* [Directions for this task]:
Below are the records; reproduce all of them exactly but without any images.

* [Raw records]:
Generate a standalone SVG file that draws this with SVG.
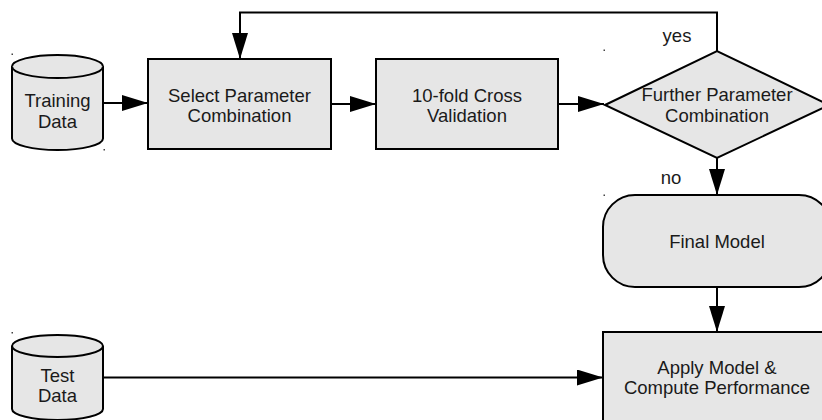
<svg xmlns="http://www.w3.org/2000/svg" width="822" height="420" viewBox="0 0 822 420">
  <defs>
    <marker id="arrow" viewBox="0 0 26 16" refX="26" refY="8" markerWidth="26" markerHeight="16" markerUnits="userSpaceOnUse" orient="auto">
      <path d="M0,0 L26,8 L0,16 Z" fill="#000"/>
    </marker>
  </defs>
  <style>
    .shape { fill: #e6e6e6; stroke: #000; stroke-width: 2; }
    .edge { fill: none; stroke: #000; stroke-width: 2; marker-end: url(#arrow); }
    .label { font-family: "Liberation Sans", Arial, sans-serif; font-size: 18.5px; fill: #1a1a1a; text-anchor: middle; }
    .dot { fill: #444; }
  </style>
  <rect width="822" height="420" fill="#fff"/>

  <!-- corner marks -->
  <g id="marks">
    <rect class="dot" x="11.5" y="53.5" width="1.5" height="1.5"/>
    <rect class="dot" x="103.5" y="149" width="1.5" height="1.5"/>
    <rect class="dot" x="603.5" y="49.5" width="1.5" height="1.5"/>
    <rect class="dot" x="603.5" y="194.5" width="1.5" height="1.5"/>
    <rect class="dot" x="11.5" y="332" width="1.5" height="1.5"/>
  </g>

  <!-- connectors -->
  <g id="connectors">
    <path class="edge" d="M103,103 L148,103"/>
    <path class="edge" d="M331,104 L376,104"/>
    <path class="edge" d="M558,104 L604,104"/>
    <path class="edge" d="M717,51 L717,12.5 L240,12.5 L240,59"/>
    <path class="edge" d="M717,158 L717,195"/>
    <path class="edge" d="M717,287 L717,332"/>
    <path class="edge" d="M103,377.5 L603,377.5"/>
    <text class="label" x="677" y="42">yes</text>
    <text class="label" x="671" y="184">no</text>
  </g>

  <g id="training-data">
    <path class="shape" d="M12,66.5 A45.5,11.5 0 0 1 103,66.5 L103,138.5 A45.5,11.5 0 0 1 12,138.5 Z"/>
    <path class="shape" d="M12,66.5 A45.5,11.5 0 0 0 103,66.5" fill="none"/>
    <text class="label" x="57.5" y="106.5">Training</text>
    <text class="label" x="57.5" y="127.5">Data</text>
  </g>

  <g id="select-parameter">
    <rect class="shape" x="148" y="59" width="183" height="90"/>
    <text class="label" x="239.5" y="101.5">Select Parameter</text>
    <text class="label" x="239.5" y="122">Combination</text>
  </g>

  <g id="cross-validation">
    <rect class="shape" x="376" y="59" width="182" height="90"/>
    <text class="label" x="467" y="101.5">10-fold Cross</text>
    <text class="label" x="467" y="122">Validation</text>
  </g>

  <g id="further-parameter">
    <path class="shape" d="M605,105 L717,51 L829,105 L717,158 Z"/>
    <text class="label" x="717" y="100.5">Further Parameter</text>
    <text class="label" x="717" y="121.5">Combination</text>
  </g>

  <g id="final-model">
    <rect class="shape" x="603" y="195" width="228" height="92" rx="32" ry="32"/>
    <text class="label" x="717" y="247.5">Final Model</text>
  </g>

  <g id="apply-model">
    <rect class="shape" x="603" y="332" width="228" height="92"/>
    <text class="label" x="717" y="373.5">Apply Model &amp;</text>
    <text class="label" x="717" y="394">Compute Performance</text>
  </g>

  <g id="test-data">
    <path class="shape" d="M12,346 A45.5,11 0 0 1 103,346 L103,409 A45.5,11 0 0 1 12,409 Z"/>
    <path class="shape" d="M12,346 A45.5,11 0 0 0 103,346" fill="none"/>
    <text class="label" x="57.5" y="381.5">Test</text>
    <text class="label" x="57.5" y="401.5">Data</text>
  </g>
</svg>
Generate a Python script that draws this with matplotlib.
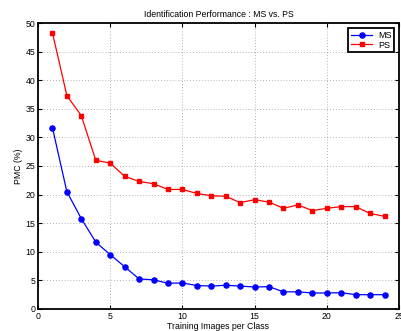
import numpy as np
import matplotlib
matplotlib.use("Agg")
import matplotlib.pyplot as plt

# data
images = list(range(1, 25))
ms = [31.7, 20.5, 15.8, 11.7, 9.5, 7.4, 5.25, 5.1, 4.5, 4.55, 4.1, 4.0,
      4.15, 4.0, 3.85, 3.9, 3.0, 3.0, 2.8, 2.8, 2.85, 2.5, 2.5, 2.5]
ps = [48.3, 37.3, 33.8, 26.0, 25.5, 23.2, 22.3, 21.9, 20.9, 20.9, 20.2, 19.8,
      19.7, 18.6, 19.1, 18.7, 17.6, 18.2, 17.2, 17.6, 17.9, 17.9, 16.7, 16.2]
xticks = [0, 5, 10, 15, 20, 25]
yticks = [0, 5, 10, 15, 20, 25, 30, 35, 40, 45, 50]

plt.rcParams['font.family'] = ['Liberation Sans', 'DejaVu Sans']
plt.rcParams['font.size'] = 6

fig = plt.figure(figsize=(4.02, 3.31), dpi=100)
ax = fig.add_axes([0.0945, 0.0665, 0.898, 0.864])

ax.plot(images, ms, '-o', color='#0000ff', lw=0.9, ms=3.7, label='MS')
ax.plot(images, ps, '-s', color='#ff0000', lw=0.9, ms=3.5, label='PS')

ax.set_xlim(0, 25)
ax.set_ylim(0, 50)
ax.set_xticks(xticks)
ax.set_yticks(yticks)
ax.grid(True, linestyle=(0, (1, 2.5)), color='#999999', lw=0.6)
ax.tick_params(direction='in', top=True, right=True, length=3, width=0.8, pad=2, labelsize=6.3)
for s in ax.spines.values():
    s.set_linewidth(1.3)

ax.set_title('Identification Performance : MS vs. PS', fontsize=6.3, pad=4)
ax.set_xlabel('Training Images per Class', fontsize=6.3, labelpad=1)
ax.set_ylabel('PMC (%)', fontsize=6.3, labelpad=2)

leg = ax.legend(loc='upper right', fancybox=False, fontsize=6.5, borderpad=0.25,
                handlelength=2.4, labelspacing=0.1, borderaxespad=0.6, handletextpad=0.6)
leg.get_frame().set_edgecolor('black')
leg.get_frame().set_linewidth(1.3)
leg.get_frame().set_alpha(1)

fig.savefig('out.png', dpi=100)
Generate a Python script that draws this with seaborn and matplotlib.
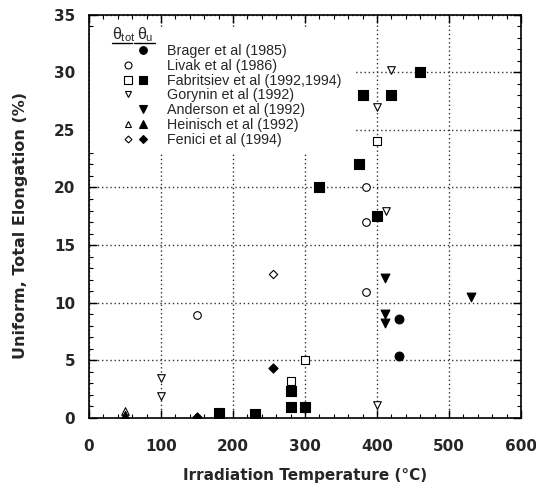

* [Result for this task]:
Generate a standalone SVG file that draws this with SVG.
<svg xmlns="http://www.w3.org/2000/svg" width="822" height="420" viewBox="0 0 822 420">
  <defs>
    <marker id="arrow" viewBox="0 0 26 16" refX="26" refY="8" markerWidth="26" markerHeight="16" markerUnits="userSpaceOnUse" orient="auto">
      <path d="M0,0 L26,8 L0,16 Z" fill="#000"/>
    </marker>
  </defs>
  <style>
    .shape { fill: #e6e6e6; stroke: #000; stroke-width: 2; }
    .edge { fill: none; stroke: #000; stroke-width: 2; marker-end: url(#arrow); }
    .label { font-family: "Liberation Sans", Arial, sans-serif; font-size: 18.5px; fill: #1a1a1a; text-anchor: middle; }
    .dot { fill: #444; }
  </style>
  <rect width="822" height="420" fill="#fff"/>

  <!-- corner marks -->
  <g id="marks">
    <rect class="dot" x="11.5" y="53.5" width="1.5" height="1.5"/>
    <rect class="dot" x="103.5" y="149" width="1.5" height="1.5"/>
    <rect class="dot" x="603.5" y="49.5" width="1.5" height="1.5"/>
    <rect class="dot" x="603.5" y="194.5" width="1.5" height="1.5"/>
    <rect class="dot" x="11.5" y="332" width="1.5" height="1.5"/>
  </g>

  <!-- connectors -->
  <g id="connectors">
    <path class="edge" d="M103,103 L148,103"/>
    <path class="edge" d="M331,104 L376,104"/>
    <path class="edge" d="M558,104 L604,104"/>
    <path class="edge" d="M717,51 L717,12.5 L240,12.5 L240,59"/>
    <path class="edge" d="M717,158 L717,195"/>
    <path class="edge" d="M717,287 L717,332"/>
    <path class="edge" d="M103,377.5 L603,377.5"/>
    <text class="label" x="677" y="42">yes</text>
    <text class="label" x="671" y="184">no</text>
  </g>

  <g id="training-data">
    <path class="shape" d="M12,66.5 A45.5,11.5 0 0 1 103,66.5 L103,138.5 A45.5,11.5 0 0 1 12,138.5 Z"/>
    <path class="shape" d="M12,66.5 A45.5,11.5 0 0 0 103,66.5" fill="none"/>
    <text class="label" x="57.5" y="106.5">Training</text>
    <text class="label" x="57.5" y="127.5">Data</text>
  </g>

  <g id="select-parameter">
    <rect class="shape" x="148" y="59" width="183" height="90"/>
    <text class="label" x="239.5" y="101.5">Select Parameter</text>
    <text class="label" x="239.5" y="122">Combination</text>
  </g>

  <g id="cross-validation">
    <rect class="shape" x="376" y="59" width="182" height="90"/>
    <text class="label" x="467" y="101.5">10-fold Cross</text>
    <text class="label" x="467" y="122">Validation</text>
  </g>

  <g id="further-parameter">
    <path class="shape" d="M605,105 L717,51 L829,105 L717,158 Z"/>
    <text class="label" x="717" y="100.5">Further Parameter</text>
    <text class="label" x="717" y="121.5">Combination</text>
  </g>

  <g id="final-model">
    <rect class="shape" x="603" y="195" width="228" height="92" rx="32" ry="32"/>
    <text class="label" x="717" y="247.5">Final Model</text>
  </g>

  <g id="apply-model">
    <rect class="shape" x="603" y="332" width="228" height="92"/>
    <text class="label" x="717" y="373.5">Apply Model &amp;</text>
    <text class="label" x="717" y="394">Compute Performance</text>
  </g>

  <g id="test-data">
    <path class="shape" d="M12,346 A45.5,11 0 0 1 103,346 L103,409 A45.5,11 0 0 1 12,409 Z"/>
    <path class="shape" d="M12,346 A45.5,11 0 0 0 103,346" fill="none"/>
    <text class="label" x="57.5" y="381.5">Test</text>
    <text class="label" x="57.5" y="401.5">Data</text>
  </g>
</svg>
Generate a Python script that draws this with matplotlib.
import numpy as np
import matplotlib
matplotlib.use("Agg")
import matplotlib.pyplot as plt

# data
images = list(range(1, 25))
ms = [31.7, 20.5, 15.8, 11.7, 9.5, 7.4, 5.25, 5.1, 4.5, 4.55, 4.1, 4.0,
      4.15, 4.0, 3.85, 3.9, 3.0, 3.0, 2.8, 2.8, 2.85, 2.5, 2.5, 2.5]
ps = [48.3, 37.3, 33.8, 26.0, 25.5, 23.2, 22.3, 21.9, 20.9, 20.9, 20.2, 19.8,
      19.7, 18.6, 19.1, 18.7, 17.6, 18.2, 17.2, 17.6, 17.9, 17.9, 16.7, 16.2]
xticks = [0, 5, 10, 15, 20, 25]
yticks = [0, 5, 10, 15, 20, 25, 30, 35, 40, 45, 50]

plt.rcParams['font.family'] = ['Liberation Sans', 'DejaVu Sans']
plt.rcParams['font.size'] = 6

fig = plt.figure(figsize=(4.02, 3.31), dpi=100)
ax = fig.add_axes([0.0945, 0.0665, 0.898, 0.864])

ax.plot(images, ms, '-o', color='#0000ff', lw=0.9, ms=3.7, label='MS')
ax.plot(images, ps, '-s', color='#ff0000', lw=0.9, ms=3.5, label='PS')

ax.set_xlim(0, 25)
ax.set_ylim(0, 50)
ax.set_xticks(xticks)
ax.set_yticks(yticks)
ax.grid(True, linestyle=(0, (1, 2.5)), color='#999999', lw=0.6)
ax.tick_params(direction='in', top=True, right=True, length=3, width=0.8, pad=2, labelsize=6.3)
for s in ax.spines.values():
    s.set_linewidth(1.3)

ax.set_title('Identification Performance : MS vs. PS', fontsize=6.3, pad=4)
ax.set_xlabel('Training Images per Class', fontsize=6.3, labelpad=1)
ax.set_ylabel('PMC (%)', fontsize=6.3, labelpad=2)

leg = ax.legend(loc='upper right', fancybox=False, fontsize=6.5, borderpad=0.25,
                handlelength=2.4, labelspacing=0.1, borderaxespad=0.6, handletextpad=0.6)
leg.get_frame().set_edgecolor('black')
leg.get_frame().set_linewidth(1.3)
leg.get_frame().set_alpha(1)

fig.savefig('out.png', dpi=100)
Generate a Python script that draws this with seaborn and matplotlib.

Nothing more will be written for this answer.